▸ WHAT YOU ARE ASKED TO DO: Give the number of lines holding the string "draw", and nothing else.

# Start of SUPPLIED DATA

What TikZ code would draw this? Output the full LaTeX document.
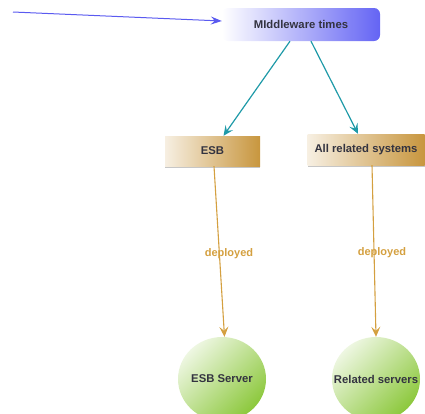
\documentclass[tikz,border=0pt]{standalone}
\usepackage{fontspec}
\setmainfont{Liberation Sans}
\usetikzlibrary{arrows.meta,shadows,shapes.geometric}
\definecolor{mwblue}{HTML}{6464F4}
\definecolor{arrblue}{HTML}{5A5AF0}
\definecolor{teal2}{HTML}{1F9AA8}
\definecolor{goldbox}{HTML}{C8963E}
\definecolor{goldline}{HTML}{D4A040}
\definecolor{greenell}{HTML}{8CC83C}
\definecolor{txt}{HTML}{333340}
\tikzset{
  mwbox/.style={rectangle, rounded corners=6pt, minimum width=158pt, minimum height=33pt, inner sep=0pt,
    left color=white, right color=mwblue, draw=none, text=txt, font=\bfseries\fontsize{11.3}{13}\selectfont},
  goldbox/.style={rectangle, inner sep=0pt, left color=white!85!goldbox, right color=goldbox, draw=none,
    text=txt, font=\bfseries\fontsize{11.3}{13}\selectfont,
    drop shadow={shadow xshift=0pt, shadow yshift=-1.5pt, opacity=0.45, fill=gray}},
  servell/.style={ellipse, minimum width=88pt, minimum height=84pt, inner sep=0pt, draw=none,
    top color=white!85!greenell, bottom color=greenell, shading angle=45},
  elltext/.style={text=txt, font=\bfseries\fontsize{11.3}{13}\selectfont, inner sep=0pt},
  deplabel/.style={text=goldline, font=\bfseries\fontsize{11}{12}\selectfont, inner sep=0pt},
  bluearr/.style={draw=arrblue, line width=1pt, -{Stealth[length=11pt,width=8pt,inset=4pt]}},
  tealarr/.style={draw=teal2, line width=1.2pt, -{Stealth[length=10pt,width=9pt,inset=4pt]}},
  goldarr/.style={draw=goldline, line width=1.1pt, -{Stealth[length=10pt,width=9pt,inset=4pt]}}
}
\begin{document}
\begin{tikzpicture}[x=1pt,y=-1pt]
\useasboundingbox (0,0) rectangle (425,413);
\node[mwbox] (mw) at (301,24.5) {MIddleware times};
\node[goldbox, minimum width=95pt, minimum height=30pt] (esb) at (212.5,151) {ESB};
\node[goldbox, minimum width=117pt, minimum height=31pt] (all) at (366,149.5) {All related systems};
\node[servell, label={[elltext]center:ESB Server}] (esbs) at (222,379) {};
\node[servell, label={[elltext]center:Related servers}] (rel) at (376,379) {};
\coordinate (start) at (13,12);
\draw[bluearr] (start) -- ([yshift=3.5pt]mw.west);
\draw[tealarr] ([xshift=-11pt]mw.south) -- ([xshift=11pt]esb.north);
\draw[tealarr] ([xshift=10pt]mw.south) -- ([xshift=-8pt]all.north);
\draw[goldarr] ([xshift=1.5pt]esb.south) -- ([xshift=2.5pt]esbs.north);
\draw[goldarr] ([xshift=6pt]all.south) -- (rel.north);
\node[deplabel] (d1) at (229,254) {deployed};
\node[deplabel] (d2) at (382,253) {deployed};
\end{tikzpicture}
\end{document}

# End of SUPPLIED DATA

▸ OUTPUT OF THE TASK: 12